Copy everything from the line with "Emit a component" down to the line with "Chart.register(...registerables);", inclusive of both, exactly as written; leave out all pictures.

Source code of charts

• • • •

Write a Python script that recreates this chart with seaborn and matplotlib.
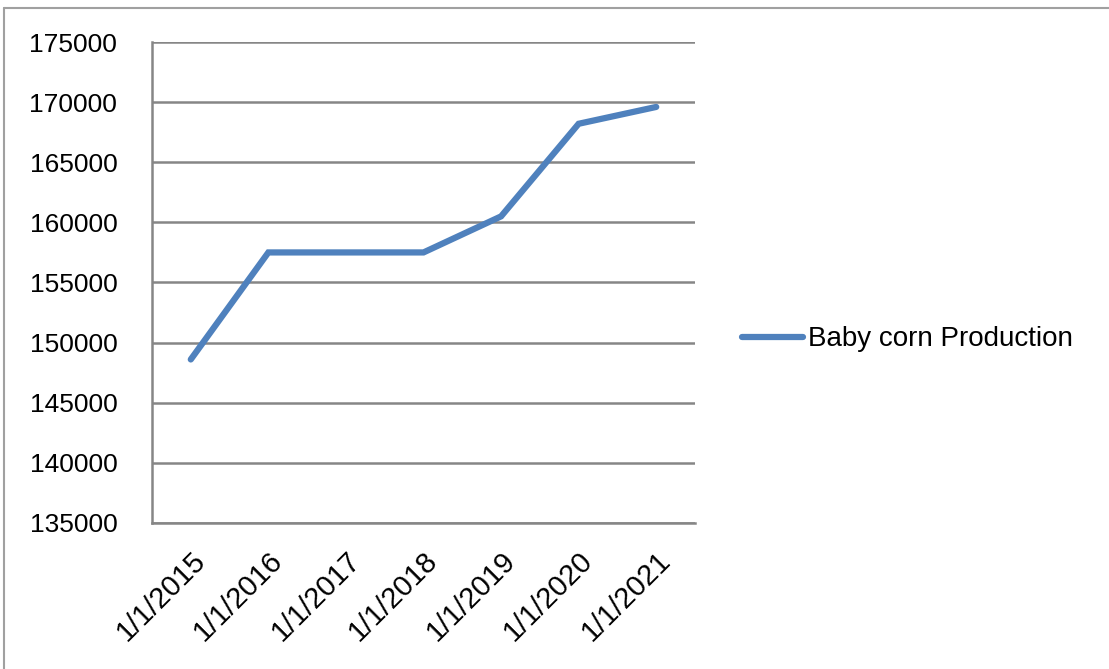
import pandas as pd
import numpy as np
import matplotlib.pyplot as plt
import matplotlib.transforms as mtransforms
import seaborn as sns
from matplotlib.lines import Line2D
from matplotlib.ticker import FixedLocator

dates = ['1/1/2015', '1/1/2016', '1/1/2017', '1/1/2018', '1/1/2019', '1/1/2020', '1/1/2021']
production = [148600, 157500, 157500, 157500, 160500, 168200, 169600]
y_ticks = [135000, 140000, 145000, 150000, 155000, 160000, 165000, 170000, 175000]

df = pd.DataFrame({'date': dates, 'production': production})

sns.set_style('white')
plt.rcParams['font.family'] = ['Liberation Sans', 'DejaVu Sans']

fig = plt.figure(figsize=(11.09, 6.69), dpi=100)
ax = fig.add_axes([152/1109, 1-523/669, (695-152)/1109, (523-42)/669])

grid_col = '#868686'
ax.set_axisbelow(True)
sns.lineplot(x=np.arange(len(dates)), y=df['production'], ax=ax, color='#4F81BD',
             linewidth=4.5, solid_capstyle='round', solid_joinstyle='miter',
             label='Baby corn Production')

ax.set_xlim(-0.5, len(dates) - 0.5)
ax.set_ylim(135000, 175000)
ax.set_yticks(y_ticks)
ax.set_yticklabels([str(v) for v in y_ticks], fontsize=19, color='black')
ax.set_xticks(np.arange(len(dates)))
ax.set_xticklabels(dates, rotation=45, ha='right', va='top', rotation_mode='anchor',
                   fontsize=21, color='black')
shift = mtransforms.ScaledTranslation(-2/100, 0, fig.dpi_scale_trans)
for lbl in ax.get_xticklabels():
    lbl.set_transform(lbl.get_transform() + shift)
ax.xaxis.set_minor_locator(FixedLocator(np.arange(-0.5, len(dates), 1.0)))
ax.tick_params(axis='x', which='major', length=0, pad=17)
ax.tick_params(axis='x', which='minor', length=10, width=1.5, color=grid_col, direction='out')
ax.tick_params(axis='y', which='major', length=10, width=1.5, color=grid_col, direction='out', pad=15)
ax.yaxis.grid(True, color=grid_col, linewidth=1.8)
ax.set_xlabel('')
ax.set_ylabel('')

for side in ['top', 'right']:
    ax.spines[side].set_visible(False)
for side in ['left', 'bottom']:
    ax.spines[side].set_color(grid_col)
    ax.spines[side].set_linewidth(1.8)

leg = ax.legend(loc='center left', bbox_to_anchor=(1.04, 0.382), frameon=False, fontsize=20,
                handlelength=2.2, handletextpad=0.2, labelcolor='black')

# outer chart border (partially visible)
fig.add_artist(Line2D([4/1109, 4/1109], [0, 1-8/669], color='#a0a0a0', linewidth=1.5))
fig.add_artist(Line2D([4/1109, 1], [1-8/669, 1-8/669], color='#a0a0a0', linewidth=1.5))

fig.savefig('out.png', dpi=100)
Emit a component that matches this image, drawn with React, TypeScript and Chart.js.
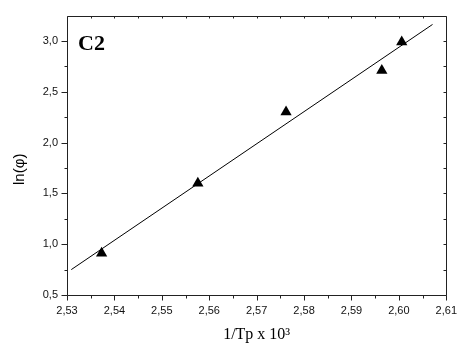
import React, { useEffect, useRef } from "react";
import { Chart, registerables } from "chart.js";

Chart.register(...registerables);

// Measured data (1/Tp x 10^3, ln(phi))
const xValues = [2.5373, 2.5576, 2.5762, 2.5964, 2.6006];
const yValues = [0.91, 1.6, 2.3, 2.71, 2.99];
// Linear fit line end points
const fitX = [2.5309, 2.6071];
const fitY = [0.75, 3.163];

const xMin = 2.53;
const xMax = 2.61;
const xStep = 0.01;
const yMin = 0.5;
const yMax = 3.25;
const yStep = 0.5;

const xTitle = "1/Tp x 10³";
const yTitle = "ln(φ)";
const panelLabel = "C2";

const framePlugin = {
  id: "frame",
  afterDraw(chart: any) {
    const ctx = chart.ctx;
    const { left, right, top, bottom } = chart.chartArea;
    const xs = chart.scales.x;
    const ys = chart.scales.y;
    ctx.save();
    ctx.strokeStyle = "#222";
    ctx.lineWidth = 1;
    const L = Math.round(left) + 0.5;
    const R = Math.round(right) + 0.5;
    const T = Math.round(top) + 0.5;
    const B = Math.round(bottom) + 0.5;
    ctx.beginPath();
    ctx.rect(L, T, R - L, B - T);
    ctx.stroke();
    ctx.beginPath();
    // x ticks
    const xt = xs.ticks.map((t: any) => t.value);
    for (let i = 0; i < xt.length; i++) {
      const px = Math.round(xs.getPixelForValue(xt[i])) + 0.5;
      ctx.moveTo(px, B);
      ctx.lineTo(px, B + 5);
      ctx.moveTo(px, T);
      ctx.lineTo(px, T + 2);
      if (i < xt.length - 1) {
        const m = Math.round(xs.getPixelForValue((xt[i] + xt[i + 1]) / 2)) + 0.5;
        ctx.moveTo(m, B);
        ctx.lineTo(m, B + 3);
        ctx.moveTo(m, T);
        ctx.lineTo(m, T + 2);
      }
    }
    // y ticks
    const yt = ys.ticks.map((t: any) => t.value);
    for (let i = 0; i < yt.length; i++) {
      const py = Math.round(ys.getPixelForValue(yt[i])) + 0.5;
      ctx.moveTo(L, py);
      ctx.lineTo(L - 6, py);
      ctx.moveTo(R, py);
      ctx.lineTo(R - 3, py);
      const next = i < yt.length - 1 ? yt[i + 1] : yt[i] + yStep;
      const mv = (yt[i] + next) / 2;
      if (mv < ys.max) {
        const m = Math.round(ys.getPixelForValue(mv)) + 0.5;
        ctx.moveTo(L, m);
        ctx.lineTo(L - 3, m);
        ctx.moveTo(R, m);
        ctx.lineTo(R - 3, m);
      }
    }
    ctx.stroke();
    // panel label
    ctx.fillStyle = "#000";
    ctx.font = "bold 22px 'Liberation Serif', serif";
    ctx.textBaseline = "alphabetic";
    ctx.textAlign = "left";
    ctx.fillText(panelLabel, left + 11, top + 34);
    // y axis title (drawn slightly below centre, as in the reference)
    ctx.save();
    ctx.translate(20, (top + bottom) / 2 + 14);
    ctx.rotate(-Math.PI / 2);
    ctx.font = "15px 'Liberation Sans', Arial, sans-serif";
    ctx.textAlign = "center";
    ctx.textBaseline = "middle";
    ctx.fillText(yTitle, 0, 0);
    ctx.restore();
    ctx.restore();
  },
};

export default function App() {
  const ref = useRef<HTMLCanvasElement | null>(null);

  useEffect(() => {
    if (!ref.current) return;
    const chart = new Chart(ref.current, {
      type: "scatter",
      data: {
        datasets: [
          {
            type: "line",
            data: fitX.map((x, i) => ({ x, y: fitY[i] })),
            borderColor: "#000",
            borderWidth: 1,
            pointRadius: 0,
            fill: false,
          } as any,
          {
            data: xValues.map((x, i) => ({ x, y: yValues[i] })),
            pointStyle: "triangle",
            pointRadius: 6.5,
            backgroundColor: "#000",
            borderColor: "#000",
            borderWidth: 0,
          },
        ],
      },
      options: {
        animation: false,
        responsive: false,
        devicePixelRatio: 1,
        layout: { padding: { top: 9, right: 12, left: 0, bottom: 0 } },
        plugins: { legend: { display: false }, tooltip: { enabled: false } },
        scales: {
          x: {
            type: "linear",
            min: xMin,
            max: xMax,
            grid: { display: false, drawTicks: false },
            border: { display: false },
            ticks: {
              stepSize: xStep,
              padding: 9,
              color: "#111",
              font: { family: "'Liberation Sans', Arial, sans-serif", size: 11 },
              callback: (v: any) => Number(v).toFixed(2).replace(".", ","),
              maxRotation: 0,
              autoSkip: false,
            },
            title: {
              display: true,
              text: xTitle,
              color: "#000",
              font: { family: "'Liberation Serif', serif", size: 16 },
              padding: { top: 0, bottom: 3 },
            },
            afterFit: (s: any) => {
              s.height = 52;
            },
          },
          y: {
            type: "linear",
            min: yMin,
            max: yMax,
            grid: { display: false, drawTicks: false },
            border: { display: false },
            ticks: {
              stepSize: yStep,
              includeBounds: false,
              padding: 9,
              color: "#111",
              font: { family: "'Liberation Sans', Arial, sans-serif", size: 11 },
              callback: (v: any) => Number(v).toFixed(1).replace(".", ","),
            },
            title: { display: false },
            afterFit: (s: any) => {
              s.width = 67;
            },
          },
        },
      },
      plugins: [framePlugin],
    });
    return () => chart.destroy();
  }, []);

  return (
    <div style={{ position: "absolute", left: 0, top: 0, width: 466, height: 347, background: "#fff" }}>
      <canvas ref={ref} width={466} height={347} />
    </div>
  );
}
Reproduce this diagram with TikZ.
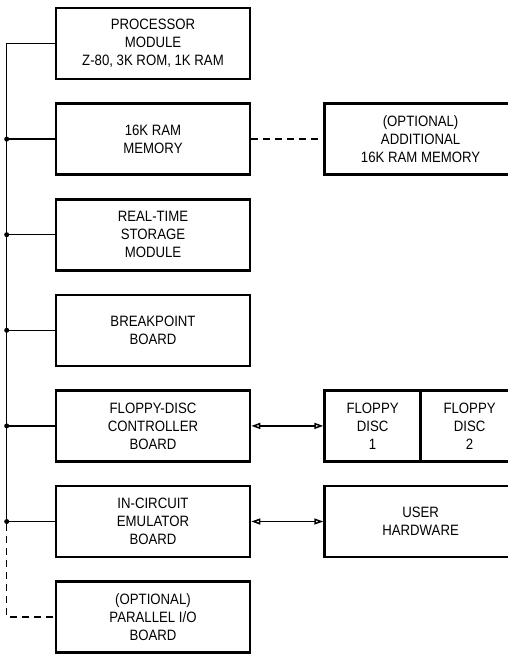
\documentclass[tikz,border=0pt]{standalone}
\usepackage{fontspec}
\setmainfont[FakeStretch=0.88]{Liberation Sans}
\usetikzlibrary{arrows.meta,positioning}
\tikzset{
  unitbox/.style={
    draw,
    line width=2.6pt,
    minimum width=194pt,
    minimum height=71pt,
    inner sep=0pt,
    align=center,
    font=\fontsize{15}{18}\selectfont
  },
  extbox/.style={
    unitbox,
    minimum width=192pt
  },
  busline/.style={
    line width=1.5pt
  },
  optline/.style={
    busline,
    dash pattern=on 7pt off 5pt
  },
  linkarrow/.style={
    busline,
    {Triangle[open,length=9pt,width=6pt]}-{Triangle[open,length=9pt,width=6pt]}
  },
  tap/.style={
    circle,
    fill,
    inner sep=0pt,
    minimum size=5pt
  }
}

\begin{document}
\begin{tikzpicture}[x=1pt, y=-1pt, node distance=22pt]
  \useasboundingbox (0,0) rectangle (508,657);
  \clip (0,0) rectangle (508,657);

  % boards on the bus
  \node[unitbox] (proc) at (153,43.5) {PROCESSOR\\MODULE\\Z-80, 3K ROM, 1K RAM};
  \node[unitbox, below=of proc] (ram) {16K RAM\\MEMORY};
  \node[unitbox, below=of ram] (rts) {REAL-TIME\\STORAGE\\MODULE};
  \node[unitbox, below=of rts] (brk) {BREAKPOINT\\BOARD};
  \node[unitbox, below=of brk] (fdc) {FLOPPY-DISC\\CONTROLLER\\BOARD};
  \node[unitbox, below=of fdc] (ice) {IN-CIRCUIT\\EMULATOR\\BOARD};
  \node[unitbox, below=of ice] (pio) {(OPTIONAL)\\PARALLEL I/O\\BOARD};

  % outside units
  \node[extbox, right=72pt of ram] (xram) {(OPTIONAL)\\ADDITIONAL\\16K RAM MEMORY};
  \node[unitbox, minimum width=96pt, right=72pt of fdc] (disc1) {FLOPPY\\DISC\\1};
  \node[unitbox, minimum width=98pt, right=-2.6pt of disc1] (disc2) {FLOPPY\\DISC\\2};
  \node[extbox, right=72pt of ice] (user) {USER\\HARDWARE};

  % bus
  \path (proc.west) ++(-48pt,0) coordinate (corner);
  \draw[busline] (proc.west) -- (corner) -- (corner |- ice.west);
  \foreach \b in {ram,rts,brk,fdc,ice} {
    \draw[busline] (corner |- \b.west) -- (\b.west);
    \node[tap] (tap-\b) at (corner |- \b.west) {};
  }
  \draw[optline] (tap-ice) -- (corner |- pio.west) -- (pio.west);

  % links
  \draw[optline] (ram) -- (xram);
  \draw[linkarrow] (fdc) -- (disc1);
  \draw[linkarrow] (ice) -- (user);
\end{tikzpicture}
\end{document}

• • • •

> Response
Emit a component that matches this image, drawn with React, TypeScript and Chart.js.
import React, { useEffect, useRef } from "react";
import { Chart, registerables } from "chart.js";

Chart.register(...registerables);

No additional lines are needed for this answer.